私の場合はすい臓のインスリン生産量が減ったのが原因なのか、肥満によってインスリンの効きが悪くなっているのかがよくわからないのですが、いずれにしても治療の目的は「血糖値が基準値以上にならないようにコントロールすること」だということはわかりました。そのためには減量が必要で、コントロールされた状態を保てれば合併症が起こることもなくなるのだそうです。

肝臓はどうすれば良い?

もう一つの問題である「非アルコール性脂肪性肝炎」についてはどうすればよいのでしょうか。ネットでいろいろ調べてみると、ひとつわかりやすい資料が見つかりました。

筑波大学病院の東端先生によるスライド「NAFLD:NASH治療の現在」では、「減量はNAFLD(非アルコール性肝障害)/NASH(非アルコール性脂肪性肝炎)において、効果的かつ安全であり、十分なエビデンスのある唯一の治療法である。」と明記されています。

「唯一の」ということは、それ以外の薬による治療は効果がそれほどではないということなのでしょうか。
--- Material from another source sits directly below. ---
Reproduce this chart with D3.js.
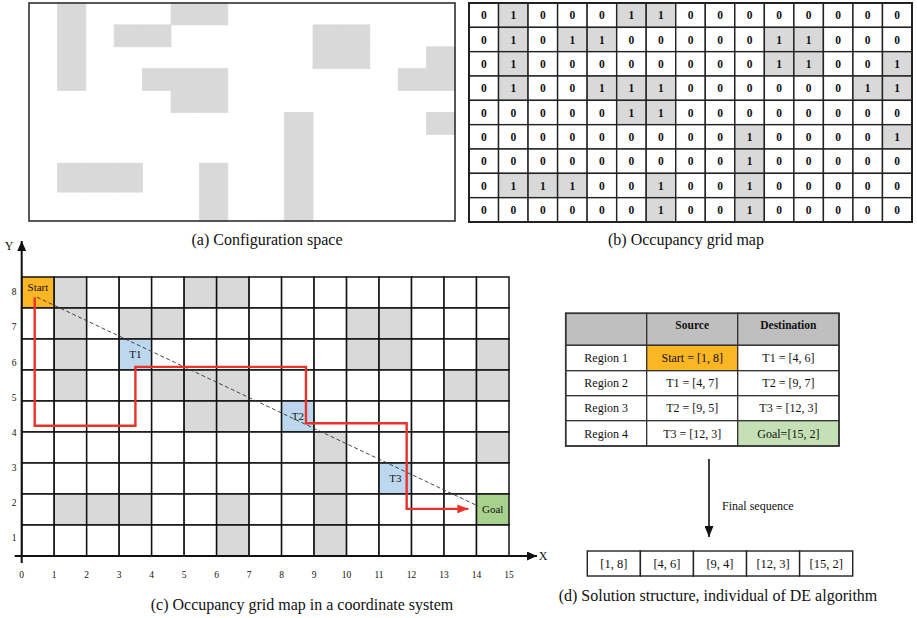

その他のサイトを見ても、「減量」こそがまず行われるべき治療であることがわかりました(ただし無理な減量には逆効果があるとのこと)。

体重を減らすだけで本当に非アルコール性脂肪性肝炎が治るのでしょうか? そこでこのお話のもとになっている研究論文をあたってみました。

2015年に発表された論文「生活習慣の改善による減量は、非アルコール性肝炎の特徴を大幅に減少させる」では、キューバで行われた293人の非アルコール性肝炎の患者について、52週間にわたってカロリーを減らした食事療法を行なった研究の結果について報告しています。

その結果は、「体重の10%以上を減量した患者の全員が肝炎の症状が良くなっており、その9割で非アルコール性肝炎が治っていた」というものでした。(Vilar-Gomez et al. 2015. Weight loss results in significant improvements in quality of life for patients with nonalcoholic fatty liver disease. Gastroenterology 149: 367–378)

その結論が「体重を10%減らせば、非アルコール性肝炎が必ず完治するというわけではなくとも良くなる可能性が高い」であるということがわかりました。

体重計

どちらもできることはまず「減量」でした

つまり、糖尿病についても非アルコール性脂肪性肝炎についても、最も効果的であるのは「減量」である、ということがわかりました。とくに糖尿病では、血糖値を下げることを考えた減量が必要です。

「ではどうやって減量するのがよいか?」が次の問題です。